### [Information shown]
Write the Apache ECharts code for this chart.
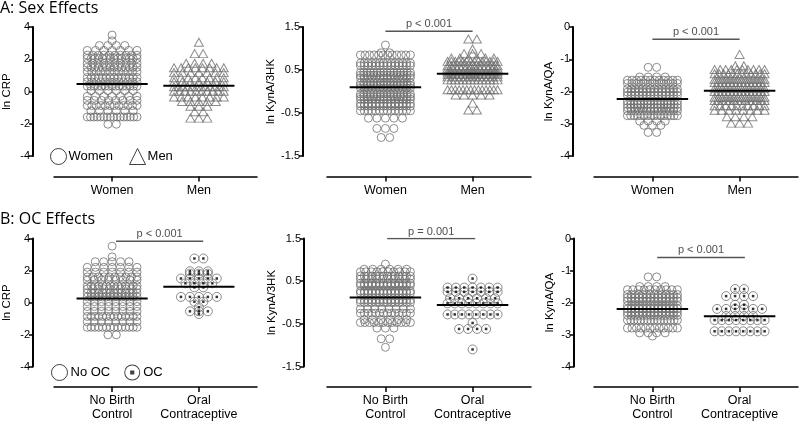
<!DOCTYPE html>
<html><head><meta charset="utf-8">
<script src="https://cdn.jsdelivr.net/npm/echarts@6/dist/echarts.min.js"></script>
<style>html,body{margin:0;padding:0;background:#fff}#c{width:800px;height:423px}</style>
</head><body><div id="c"></div>
<script>
// ---------- data (rows are [value, number of points at that value]) ----------
const sexCats = ['Women', 'Men'];
const ocCats = ['No Birth\nControl', 'Oral\nContraceptive'];
const sexLegend = ['Women', 'Men'];
const ocLegend = ['No OC', 'OC'];
const yNames = ['ln CRP', 'ln KynA/3HK', 'ln KynA/QA'];

const crpWomen = [[3.5,1],[3.15,1],[2.85,4],[2.55,7],[2.25,10],[2.05,14],[1.75,10],[1.5,14],[1.22,12],[0.87,14],[0.6,12],[0.33,15],[0.05,6],[-0.3,7],[-0.55,8],[-0.87,12],[-1.2,6],[-1.58,16],[-2.03,2]];
const crpMen = [[3.05,1],[2.35,2],[1.75,4],[1.47,8],[1.17,7],[0.85,8],[0.6,7],[0.3,12],[0.02,10],[-0.34,8],[-0.62,5],[-0.92,3],[-1.25,2],[-1.65,3]];
const meanCrpSex = [0.47, 0.35];

const k3Women = [[1.08,1],[0.9,2],[0.85,12],[0.66,14],[0.6,14],[0.44,16],[0.38,16],[0.32,14],[0.2,16],[0.14,16],[0.08,14],[-0.06,16],[-0.12,16],[-0.18,14],[-0.28,14],[-0.34,14],[-0.45,14],[-0.62,5],[-0.86,3],[-1.07,2]];
const k3Men = [[1.22,2],[0.99,1],[0.88,3],[0.78,6],[0.7,14],[0.6,14],[0.54,12],[0.46,14],[0.4,14],[0.34,12],[0.27,14],[0.04,14],[-0.08,5],[-0.27,1],[-0.43,2]];
const meanK3Sex = [0.1, 0.41];

const qaWomen = [[-1.25,2],[-1.55,4],[-1.65,12],[-1.75,12],[-1.92,14],[-2.02,14],[-2.12,14],[-2.3,16],[-2.4,16],[-2.5,16],[-2.6,14],[-2.75,16],[-2.92,4],[-3.05,3],[-3.27,2]];
const qaMen = [[-0.85,1],[-1.2,2],[-1.32,10],[-1.45,12],[-1.62,14],[-1.72,14],[-1.9,14],[-2.0,14],[-2.18,14],[-2.28,14],[-2.44,10],[-2.58,8],[-2.78,4],[-2.98,3]];
const meanQaSex = [-2.23, -1.98];

const crpNoOC = [[3.52,1],[2.85,1],[2.55,5],[2.2,7],[1.9,7],[1.6,10],[1.4,8],[1.05,14],[0.85,10],[0.6,14],[0.35,14],[0.05,8],[-0.25,8],[-0.55,8],[-0.87,14],[-1.2,8],[-1.55,14],[-2.02,2]];
const crpOC = [[2.75,2],[1.95,3],[1.8,3],[1.5,5],[1.2,4],[0.95,2],[0.35,5],[0.05,2],[-0.3,1],[-0.55,3],[-0.72,1]];
const meanCrpOC = [0.25, 0.98];

const k3NoOC = [[0.9,1],[0.78,6],[0.72,10],[0.62,14],[0.55,10],[0.45,14],[0.4,14],[0.27,14],[0.22,14],[0.06,14],[0.0,14],[-0.15,8],[-0.25,14],[-0.4,6],[-0.47,12],[-0.6,3],[-0.85,2],[-1.05,1]];
const k3OC = [[0.56,1],[0.35,7],[0.25,7],[0.1,6],[-0.02,8],[-0.28,8],[-0.48,1],[-0.62,4],[-1.1,1]];
const meanK3OC = [0.12, -0.06];

const qaNoOC = [[-1.2,2],[-1.5,4],[-1.6,10],[-1.75,14],[-1.85,14],[-1.95,14],[-2.1,14],[-2.2,14],[-2.3,14],[-2.4,14],[-2.55,16],[-2.8,12],[-2.95,4],[-3.05,1]];
const qaOC = [[-1.58,2],[-1.8,4],[-2.07,2],[-2.2,6],[-2.42,4],[-2.55,8],[-2.9,8]];
const meanQaOC = [-2.2, -2.43];

const pTexts = [null, 'p < 0.001', 'p < 0.001', 'p < 0.001', 'p = 0.001', 'p < 0.001'];
const bracketLevels = [null, 1.4, -0.38, 3.83, 1.5, -0.59];

// ---------- layout ----------
const FONT = '"Liberation Sans", Arial, Helvetica, sans-serif';
const XMIN = 0.33, XMAX = 2.67, GRID_W = 204;
const UNIT = GRID_W / (XMAX - XMIN);

const panels = [
  {left:53,  top:27,    h:129, yOff:21, min:-4,   max:4,   interval:2, yName:yNames[0], gap:20,   cats:sexCats, rows:[crpWomen,crpMen], means:meanCrpSex, oc:false, bx:[1,2]},
  {left:327, top:27,    h:129, yOff:24, min:-1.5, max:1.5, interval:1, yName:yNames[1], gap:18,   cats:sexCats, rows:[k3Women,k3Men],   means:meanK3Sex,  oc:false, bx:[1,2]},
  {left:594, top:27,    h:129, yOff:21, min:-4,   max:0,   interval:1, yName:yNames[2], gap:18.5, cats:sexCats, rows:[qaWomen,qaMen],   means:meanQaSex,  oc:false, bx:[1,2]},
  {left:53,  top:238.5, h:128, yOff:21, min:-4,   max:4,   interval:2, yName:yNames[0], gap:20,   cats:ocCats,  rows:[crpNoOC,crpOC],   means:meanCrpOC,  oc:true,  bx:[1.045,2.05]},
  {left:327, top:238.5, h:128, yOff:23, min:-1.5, max:1.5, interval:1, yName:yNames[1], gap:18,   cats:ocCats,  rows:[k3NoOC,k3OC],     means:meanK3OC,   oc:true,  bx:[1.02,2.03]},
  {left:594, top:238.5, h:128, yOff:20, min:-4,   max:0,   interval:1, yName:yNames[2], gap:18.5, cats:ocCats,  rows:[qaNoOC,qaOC],     means:meanQaOC,   oc:true,  bx:[1.055,2.06]}
];

function swarm(rows, center, step, maxSpan) {
  const pts = [];
  rows.forEach(([v, n]) => {
    const s = n > 1 ? Math.min(step, maxSpan / (n - 1)) : 0;
    for (let i = 0; i < n; i++) pts.push([center + (i - (n - 1) / 2) * s / UNIT, v]);
  });
  return pts;
}

const grids = [], xAxes = [], yAxes = [], series = [];
const GREY = '#707070';
panels.forEach((p, i) => {
  grids.push({left: p.left, top: p.top, width: GRID_W, height: p.h});
  xAxes.push({
    gridIndex: i, type: 'value', min: XMIN, max: XMAX, offset: 20.5,
    axisLine: {show: true, onZero: false, lineStyle: {color: '#000', width: 1.5}},
    axisTick: {show: true, customValues: [1, 2], length: 5, lineStyle: {color: '#000', width: 1.5}},
    axisLabel: {customValues: [1, 2], formatter: v => p.cats[Math.round(v) - 1], fontSize: 12.5, lineHeight: 14, color: '#000', margin: 7, fontFamily: FONT},
    splitLine: {show: false}
  });
  yAxes.push({
    gridIndex: i, type: 'value', min: p.min, max: p.max, interval: p.interval, offset: p.yOff,
    axisLine: {show: true, onZero: false, lineStyle: {color: '#000', width: 2}},
    axisTick: {show: true, length: 4, lineStyle: {color: '#000', width: 1.5}},
    axisLabel: {fontSize: 11, color: '#000', margin: 3, fontFamily: FONT},
    splitLine: {show: false},
    name: p.yName, nameLocation: 'middle', nameGap: p.gap,
    nameTextStyle: {fontSize: 11.5, color: '#000', fontFamily: FONT}
  });
  const names = p.oc ? ocLegend : sexLegend;
  [0, 1].forEach(k => {
    const center = k + 1;
    const isTri = !p.oc && k === 1;
    const pts = swarm(p.rows[k], center, p.oc && k === 1 ? 9 : 8.5, 50);
    series.push({
      type: 'scatter', name: names[k], xAxisIndex: i, yAxisIndex: i, data: pts,
      symbol: isTri ? 'triangle' : 'circle', symbolSize: isTri ? [9, 8] : (p.oc && k === 1 ? 9 : 8),
      itemStyle: {color: 'rgba(0,0,0,0)', borderColor: GREY, borderWidth: 1}, silent: true, z: 2
    });
    if (p.oc && k === 1) {
      series.push({
        type: 'scatter', xAxisIndex: i, yAxisIndex: i, data: pts,
        symbol: 'rect', symbolSize: 2.5, itemStyle: {color: '#000'}, silent: true, z: 3
      });
    }
    series.push({
      type: 'line', xAxisIndex: i, yAxisIndex: i,
      data: [[center - 0.41, p.means[k]], [center + 0.41, p.means[k]]],
      symbol: 'none', lineStyle: {color: '#000', width: 2}, silent: true, z: 5
    });
  });
  if (pTexts[i]) {
    const y = bracketLevels[i];
    series.push({
      type: 'line', xAxisIndex: i, yAxisIndex: i,
      data: [[p.bx[0], y], [p.bx[1], y]], symbol: 'none',
      lineStyle: {color: '#555', width: 1.5}, silent: true, z: 4
    });
    series.push({
      type: 'scatter', xAxisIndex: i, yAxisIndex: i,
      data: [[(p.bx[0] + p.bx[1]) / 2, y]], symbolSize: 0.01, silent: true,
      label: {show: true, position: 'top', distance: 1.5, formatter: pTexts[i], fontSize: 11, color: '#222', fontFamily: FONT}
    });
  }
});

const ringPath = 'path://M0,-10A10,10,0,1,1,0,10A10,10,0,1,1,0,-10ZM0,-8.8A8.8,8.8,0,1,0,0,8.8A8.8,8.8,0,1,0,0,-8.8ZM-2.6,-2.6L2.6,-2.6L2.6,2.6L-2.6,2.6Z';
const hollow = {color: 'rgba(0,0,0,0)', borderColor: '#111', borderWidth: 1};

const chart = echarts.init(document.getElementById('c'), null, {renderer: 'canvas'});
chart.setOption({
  animation: false,
  backgroundColor: '#fff',
  title: [
    {text: 'A: Sex Effects', left: 0, top: 0, padding: 0, textStyle: {fontFamily: '"Open Sans", sans-serif', fontSize: 16, fontWeight: 'normal', color: '#000'}},
    {text: 'B: OC Effects', left: 0, top: 211, padding: 0, textStyle: {fontFamily: '"Open Sans", sans-serif', fontSize: 16, fontWeight: 'normal', color: '#000'}}
  ],
  legend: [
    {data: [{name: sexLegend[0], icon: 'circle', itemStyle: hollow}, {name: sexLegend[1], icon: 'triangle', itemStyle: hollow}],
     left: 50, top: 148, itemWidth: 16, itemHeight: 16, itemGap: 16, padding: 0, selectedMode: false,
     textStyle: {fontSize: 13, color: '#000', fontFamily: FONT, padding: [0, 0, 0, -3]}},
    {data: [{name: ocLegend[0], icon: 'circle', itemStyle: hollow}, {name: ocLegend[1], icon: ringPath, itemStyle: {color: '#111', borderWidth: 0}}],
     left: 51, top: 364, itemWidth: 16, itemHeight: 16, itemGap: 14, padding: 0, selectedMode: false,
     textStyle: {fontSize: 13, color: '#000', fontFamily: FONT, padding: [0, 0, 0, -2]}}
  ],
  grid: grids, xAxis: xAxes, yAxis: yAxes, series: series
});
</script></body></html>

### [Task requirements]
Return only the lines running from the top of the data to the line that holds "const meanCrpSex = [0.47, 0.35];". Include both of those lines, but skip the pictures.

### [Answer for the task]
Write the Apache ECharts code for this chart.
<!DOCTYPE html>
<html><head><meta charset="utf-8">
<script src="https://cdn.jsdelivr.net/npm/echarts@6/dist/echarts.min.js"></script>
<style>html,body{margin:0;padding:0;background:#fff}#c{width:800px;height:423px}</style>
</head><body><div id="c"></div>
<script>
// ---------- data (rows are [value, number of points at that value]) ----------
const sexCats = ['Women', 'Men'];
const ocCats = ['No Birth\nControl', 'Oral\nContraceptive'];
const sexLegend = ['Women', 'Men'];
const ocLegend = ['No OC', 'OC'];
const yNames = ['ln CRP', 'ln KynA/3HK', 'ln KynA/QA'];

const crpWomen = [[3.5,1],[3.15,1],[2.85,4],[2.55,7],[2.25,10],[2.05,14],[1.75,10],[1.5,14],[1.22,12],[0.87,14],[0.6,12],[0.33,15],[0.05,6],[-0.3,7],[-0.55,8],[-0.87,12],[-1.2,6],[-1.58,16],[-2.03,2]];
const crpMen = [[3.05,1],[2.35,2],[1.75,4],[1.47,8],[1.17,7],[0.85,8],[0.6,7],[0.3,12],[0.02,10],[-0.34,8],[-0.62,5],[-0.92,3],[-1.25,2],[-1.65,3]];
const meanCrpSex = [0.47, 0.35];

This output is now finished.